Exercise: Return all entries word for word, but drop any images.

Source records:

— BEGIN —

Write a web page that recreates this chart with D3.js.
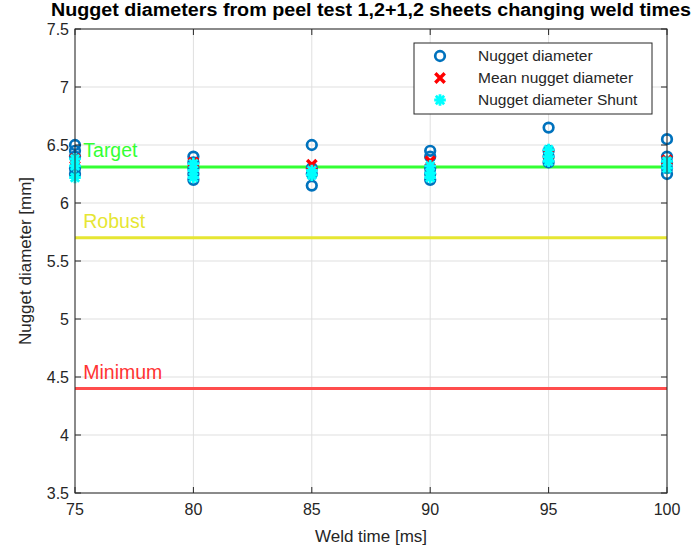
<!DOCTYPE html>
<html>
<head>
<meta charset="utf-8">
<script src="https://cdn.jsdelivr.net/npm/d3@7"></script>
<style>
  html, body { margin: 0; padding: 0; background: #fff; }
  svg { display: block; font-family: "Liberation Sans", Arial, Helvetica, sans-serif; }
</style>
</head>
<body>
<svg id="chart" width="699" height="548"></svg>
<script>
// Weld times [ms]
const weldTimes = [75, 80, 85, 90, 95, 100];

// Individual nugget diameters per weld time [mm]
const nuggetDiameters = [
  [6.50, 6.45, 6.40, 6.30, 6.25],
  [6.40, 6.35, 6.30, 6.25, 6.20],
  [6.50, 6.30, 6.25, 6.15],
  [6.45, 6.40, 6.30, 6.25, 6.20],
  [6.65, 6.45, 6.40, 6.35],
  [6.55, 6.40, 6.35, 6.30, 6.25]
];

// Mean nugget diameter per weld time [mm]
const meanDiameters = [6.38, 6.35, 6.33, 6.36, 6.42, 6.37];

// Shunt nugget diameters per weld time [mm]
const shuntDiameters = [
  [6.38, 6.32, 6.22],
  [6.34, 6.28, 6.22],
  [6.28, 6.24],
  [6.32, 6.26, 6.22],
  [6.46, 6.40, 6.36],
  [6.36, 6.30]
];

// Reference levels
const levelNames = ["Target", "Robust", "Minimum"];
const levelValues = [6.31, 5.70, 4.40];
const levelColors = ["#33ff33", "#e6e633", "#ff4d4d"];
const levelTextColors = ["#33ff33", "#e6e633", "#ff3333"];

const xTicks = [75, 80, 85, 90, 95, 100];
const yTicks = [3.5, 4, 4.5, 5, 5.5, 6, 6.5, 7, 7.5];

const legendLabels = ["Nugget diameter", "Mean nugget diameter", "Nugget diameter Shunt"];

const svg = d3.select("#chart");
const margin = { left: 75, right: 32, top: 29, bottom: 55 };
const W = 699, H = 548;
const x = d3.scaleLinear().domain([75, 100]).range([margin.left, W - margin.right]);
const y = d3.scaleLinear().domain([3.5, 7.5]).range([H - margin.bottom, margin.top]);

const axisColor = "#262626";
const gridColor = "#dfdfdf";

// Grid
const grid = svg.append("g");
grid.selectAll("line.gx").data(xTicks).join("line")
  .attr("x1", d => x(d)).attr("x2", d => x(d))
  .attr("y1", y(3.5)).attr("y2", y(7.5))
  .attr("stroke", gridColor).attr("stroke-width", 1);
grid.selectAll("line.gy").data(yTicks).join("line")
  .attr("x1", x(75)).attr("x2", x(100))
  .attr("y1", d => y(d)).attr("y2", d => y(d))
  .attr("stroke", gridColor).attr("stroke-width", 1);

// Reference lines and labels
const lv = svg.append("g");
levelValues.forEach((v, i) => {
  lv.append("line")
    .attr("x1", x(75)).attr("x2", x(100))
    .attr("y1", y(v)).attr("y2", y(v))
    .attr("stroke", levelColors[i]).attr("stroke-width", 3);
  lv.append("text")
    .attr("x", x(75.35)).attr("y", y(v) - 10)
    .attr("fill", levelTextColors[i])
    .attr("font-size", 19.5)
    .text(levelNames[i]);
});

// Marker shapes
const blue = "#0072bd", red = "#ff0000", cyan = "#00ffff";
function drawCircle(g, cx, cy) {
  g.append("circle").attr("cx", cx).attr("cy", cy).attr("r", 4.8)
    .attr("fill", "none").attr("stroke", blue).attr("stroke-width", 2.7);
}
function drawCross(g, cx, cy) {
  const s = 4.7;
  g.append("path")
    .attr("d", `M${cx - s},${cy - s}L${cx + s},${cy + s}M${cx - s},${cy + s}L${cx + s},${cy - s}`)
    .attr("stroke", red).attr("stroke-width", 3.4).attr("stroke-linecap", "butt");
}
function drawStar(g, cx, cy) {
  const s = 5.8, d = s * 0.72;
  g.append("path")
    .attr("d", `M${cx - s},${cy}L${cx + s},${cy}M${cx},${cy - s}L${cx},${cy + s}` +
               `M${cx - d},${cy - d}L${cx + d},${cy + d}M${cx - d},${cy + d}L${cx + d},${cy - d}`)
    .attr("stroke", cyan).attr("stroke-width", 2.8);
}

const marks = svg.append("g");
weldTimes.forEach((t, i) => {
  nuggetDiameters[i].forEach(v => drawCircle(marks, x(t), y(v)));
});
weldTimes.forEach((t, i) => drawCross(marks, x(t), y(meanDiameters[i])));
weldTimes.forEach((t, i) => {
  shuntDiameters[i].forEach(v => drawStar(marks, x(t), y(v)));
});

// Axes box
const ax = svg.append("g");
ax.append("rect")
  .attr("x", x(75)).attr("y", y(7.5))
  .attr("width", x(100) - x(75)).attr("height", y(3.5) - y(7.5))
  .attr("fill", "none").attr("stroke", axisColor).attr("stroke-width", 1);

// Inward ticks on all four sides
const tl = 6;
ax.selectAll("line.tx").data(xTicks).join("line")
  .attr("x1", d => x(d)).attr("x2", d => x(d))
  .attr("y1", y(3.5)).attr("y2", y(3.5) - tl).attr("stroke", axisColor);
ax.selectAll("line.tx2").data(xTicks).join("line")
  .attr("x1", d => x(d)).attr("x2", d => x(d))
  .attr("y1", y(7.5)).attr("y2", y(7.5) + tl).attr("stroke", axisColor);
ax.selectAll("line.ty").data(yTicks).join("line")
  .attr("x1", x(75)).attr("x2", x(75) + tl)
  .attr("y1", d => y(d)).attr("y2", d => y(d)).attr("stroke", axisColor);
ax.selectAll("line.ty2").data(yTicks).join("line")
  .attr("x1", x(100)).attr("x2", x(100) - tl)
  .attr("y1", d => y(d)).attr("y2", d => y(d)).attr("stroke", axisColor);

// Tick labels
ax.selectAll("text.xl").data(xTicks).join("text")
  .attr("x", d => x(d)).attr("y", y(3.5) + 22)
  .attr("text-anchor", "middle").attr("fill", axisColor).attr("font-size", 16)
  .text(d => d3.format("")(d));
ax.selectAll("text.yl").data(yTicks).join("text")
  .attr("x", x(75) - 6).attr("y", d => y(d) + 6)
  .attr("text-anchor", "end").attr("fill", axisColor).attr("font-size", 16)
  .text(d => d);

// Axis titles
svg.append("text")
  .attr("x", (x(75) + x(100)) / 2).attr("y", H - 6)
  .attr("text-anchor", "middle").attr("fill", axisColor).attr("font-size", 17)
  .text("Weld time [ms]");
svg.append("text")
  .attr("transform", `translate(31,${(y(3.5) + y(7.5)) / 2}) rotate(-90)`)
  .attr("text-anchor", "middle").attr("fill", axisColor).attr("font-size", 17)
  .text("Nugget diameter [mm]");

// Title
svg.append("text")
  .attr("x", (x(75) + x(100)) / 2).attr("y", 16)
  .attr("text-anchor", "middle").attr("fill", "#000").attr("font-size", 17.5)
  .attr("font-weight", "bold")
  .attr("textLength", 640).attr("lengthAdjust", "spacingAndGlyphs")
  .text("Nugget diameters from peel test 1,2+1,2 sheets changing weld times");

// Legend
const lg = svg.append("g").attr("transform", "translate(414,43)");
lg.append("rect").attr("width", 238).attr("height", 71)
  .attr("fill", "#fff").attr("stroke", axisColor).attr("stroke-width", 1);
const lgMarkers = [drawCircle, drawCross, drawStar];
legendLabels.forEach((lab, i) => {
  const cy = 13 + i * 22;
  lgMarkers[i](lg, 26, cy);
  lg.append("text").attr("x", 64).attr("y", cy + 5)
    .attr("fill", axisColor).attr("font-size", 15.5).text(lab);
});
</script>
</body>
</html>
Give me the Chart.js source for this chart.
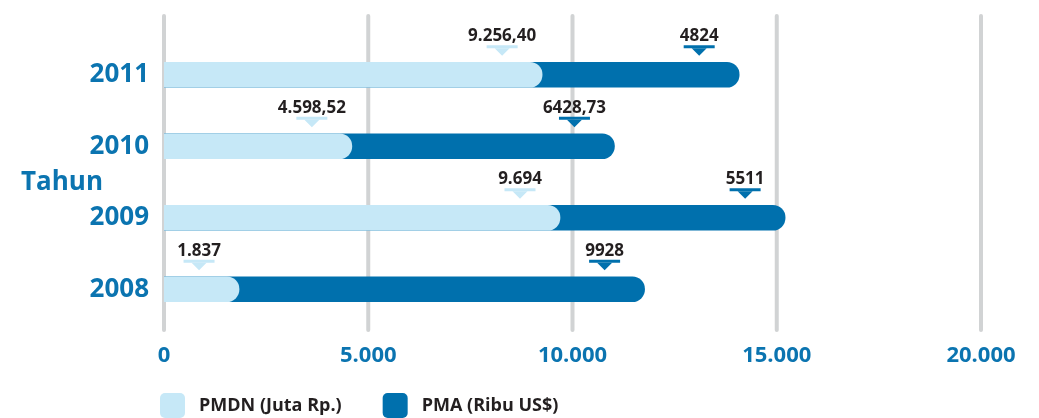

— END —

Worked solution:
Write a web page that recreates this chart with D3.js.
<!DOCTYPE html>
<html>
<head>
<meta charset="utf-8">
<script src="https://cdn.jsdelivr.net/npm/d3@7"></script>
<style>
  html, body { margin: 0; padding: 0; background: #fff; }
  svg { display: block; font-family: "Liberation Sans", Arial, Helvetica, sans-serif; }
</style>
</head>
<body>
<svg id="chart" width="699" height="548"></svg>
<script>
// Weld times [ms]
const weldTimes = [75, 80, 85, 90, 95, 100];

// Individual nugget diameters per weld time [mm]
const nuggetDiameters = [
  [6.50, 6.45, 6.40, 6.30, 6.25],
  [6.40, 6.35, 6.30, 6.25, 6.20],
  [6.50, 6.30, 6.25, 6.15],
  [6.45, 6.40, 6.30, 6.25, 6.20],
  [6.65, 6.45, 6.40, 6.35],
  [6.55, 6.40, 6.35, 6.30, 6.25]
];

// Mean nugget diameter per weld time [mm]
const meanDiameters = [6.38, 6.35, 6.33, 6.36, 6.42, 6.37];

// Shunt nugget diameters per weld time [mm]
const shuntDiameters = [
  [6.38, 6.32, 6.22],
  [6.34, 6.28, 6.22],
  [6.28, 6.24],
  [6.32, 6.26, 6.22],
  [6.46, 6.40, 6.36],
  [6.36, 6.30]
];

// Reference levels
const levelNames = ["Target", "Robust", "Minimum"];
const levelValues = [6.31, 5.70, 4.40];
const levelColors = ["#33ff33", "#e6e633", "#ff4d4d"];
const levelTextColors = ["#33ff33", "#e6e633", "#ff3333"];

const xTicks = [75, 80, 85, 90, 95, 100];
const yTicks = [3.5, 4, 4.5, 5, 5.5, 6, 6.5, 7, 7.5];

const legendLabels = ["Nugget diameter", "Mean nugget diameter", "Nugget diameter Shunt"];

const svg = d3.select("#chart");
const margin = { left: 75, right: 32, top: 29, bottom: 55 };
const W = 699, H = 548;
const x = d3.scaleLinear().domain([75, 100]).range([margin.left, W - margin.right]);
const y = d3.scaleLinear().domain([3.5, 7.5]).range([H - margin.bottom, margin.top]);

const axisColor = "#262626";
const gridColor = "#dfdfdf";

// Grid
const grid = svg.append("g");
grid.selectAll("line.gx").data(xTicks).join("line")
  .attr("x1", d => x(d)).attr("x2", d => x(d))
  .attr("y1", y(3.5)).attr("y2", y(7.5))
  .attr("stroke", gridColor).attr("stroke-width", 1);
grid.selectAll("line.gy").data(yTicks).join("line")
  .attr("x1", x(75)).attr("x2", x(100))
  .attr("y1", d => y(d)).attr("y2", d => y(d))
  .attr("stroke", gridColor).attr("stroke-width", 1);

// Reference lines and labels
const lv = svg.append("g");
levelValues.forEach((v, i) => {
  lv.append("line")
    .attr("x1", x(75)).attr("x2", x(100))
    .attr("y1", y(v)).attr("y2", y(v))
    .attr("stroke", levelColors[i]).attr("stroke-width", 3);
  lv.append("text")
    .attr("x", x(75.35)).attr("y", y(v) - 10)
    .attr("fill", levelTextColors[i])
    .attr("font-size", 19.5)
    .text(levelNames[i]);
});

// Marker shapes
const blue = "#0072bd", red = "#ff0000", cyan = "#00ffff";
function drawCircle(g, cx, cy) {
  g.append("circle").attr("cx", cx).attr("cy", cy).attr("r", 4.8)
    .attr("fill", "none").attr("stroke", blue).attr("stroke-width", 2.7);
}
function drawCross(g, cx, cy) {
  const s = 4.7;
  g.append("path")
    .attr("d", `M${cx - s},${cy - s}L${cx + s},${cy + s}M${cx - s},${cy + s}L${cx + s},${cy - s}`)
    .attr("stroke", red).attr("stroke-width", 3.4).attr("stroke-linecap", "butt");
}
function drawStar(g, cx, cy) {
  const s = 5.8, d = s * 0.72;
  g.append("path")
    .attr("d", `M${cx - s},${cy}L${cx + s},${cy}M${cx},${cy - s}L${cx},${cy + s}` +
               `M${cx - d},${cy - d}L${cx + d},${cy + d}M${cx - d},${cy + d}L${cx + d},${cy - d}`)
    .attr("stroke", cyan).attr("stroke-width", 2.8);
}

const marks = svg.append("g");
weldTimes.forEach((t, i) => {
  nuggetDiameters[i].forEach(v => drawCircle(marks, x(t), y(v)));
});
weldTimes.forEach((t, i) => drawCross(marks, x(t), y(meanDiameters[i])));
weldTimes.forEach((t, i) => {
  shuntDiameters[i].forEach(v => drawStar(marks, x(t), y(v)));
});

// Axes box
const ax = svg.append("g");
ax.append("rect")
  .attr("x", x(75)).attr("y", y(7.5))
  .attr("width", x(100) - x(75)).attr("height", y(3.5) - y(7.5))
  .attr("fill", "none").attr("stroke", axisColor).attr("stroke-width", 1);

// Inward ticks on all four sides
const tl = 6;
ax.selectAll("line.tx").data(xTicks).join("line")
  .attr("x1", d => x(d)).attr("x2", d => x(d))
  .attr("y1", y(3.5)).attr("y2", y(3.5) - tl).attr("stroke", axisColor);
ax.selectAll("line.tx2").data(xTicks).join("line")
  .attr("x1", d => x(d)).attr("x2", d => x(d))
  .attr("y1", y(7.5)).attr("y2", y(7.5) + tl).attr("stroke", axisColor);
ax.selectAll("line.ty").data(yTicks).join("line")
  .attr("x1", x(75)).attr("x2", x(75) + tl)
  .attr("y1", d => y(d)).attr("y2", d => y(d)).attr("stroke", axisColor);
ax.selectAll("line.ty2").data(yTicks).join("line")
  .attr("x1", x(100)).attr("x2", x(100) - tl)
  .attr("y1", d => y(d)).attr("y2", d => y(d)).attr("stroke", axisColor);

// Tick labels
ax.selectAll("text.xl").data(xTicks).join("text")
  .attr("x", d => x(d)).attr("y", y(3.5) + 22)
  .attr("text-anchor", "middle").attr("fill", axisColor).attr("font-size", 16)
  .text(d => d3.format("")(d));
ax.selectAll("text.yl").data(yTicks).join("text")
  .attr("x", x(75) - 6).attr("y", d => y(d) + 6)
  .attr("text-anchor", "end").attr("fill", axisColor).attr("font-size", 16)
  .text(d => d);

// Axis titles
svg.append("text")
  .attr("x", (x(75) + x(100)) / 2).attr("y", H - 6)
  .attr("text-anchor", "middle").attr("fill", axisColor).attr("font-size", 17)
  .text("Weld time [ms]");
svg.append("text")
  .attr("transform", `translate(31,${(y(3.5) + y(7.5)) / 2}) rotate(-90)`)
  .attr("text-anchor", "middle").attr("fill", axisColor).attr("font-size", 17)
  .text("Nugget diameter [mm]");

// Title
svg.append("text")
  .attr("x", (x(75) + x(100)) / 2).attr("y", 16)
  .attr("text-anchor", "middle").attr("fill", "#000").attr("font-size", 17.5)
  .attr("font-weight", "bold")
  .attr("textLength", 640).attr("lengthAdjust", "spacingAndGlyphs")
  .text("Nugget diameters from peel test 1,2+1,2 sheets changing weld times");

// Legend
const lg = svg.append("g").attr("transform", "translate(414,43)");
lg.append("rect").attr("width", 238).attr("height", 71)
  .attr("fill", "#fff").attr("stroke", axisColor).attr("stroke-width", 1);
const lgMarkers = [drawCircle, drawCross, drawStar];
legendLabels.forEach((lab, i) => {
  const cy = 13 + i * 22;
  lgMarkers[i](lg, 26, cy);
  lg.append("text").attr("x", 64).attr("y", cy + 5)
    .attr("fill", axisColor).attr("font-size", 15.5).text(lab);
});
</script>
</body>
</html>
Give me the Chart.js source for this chart.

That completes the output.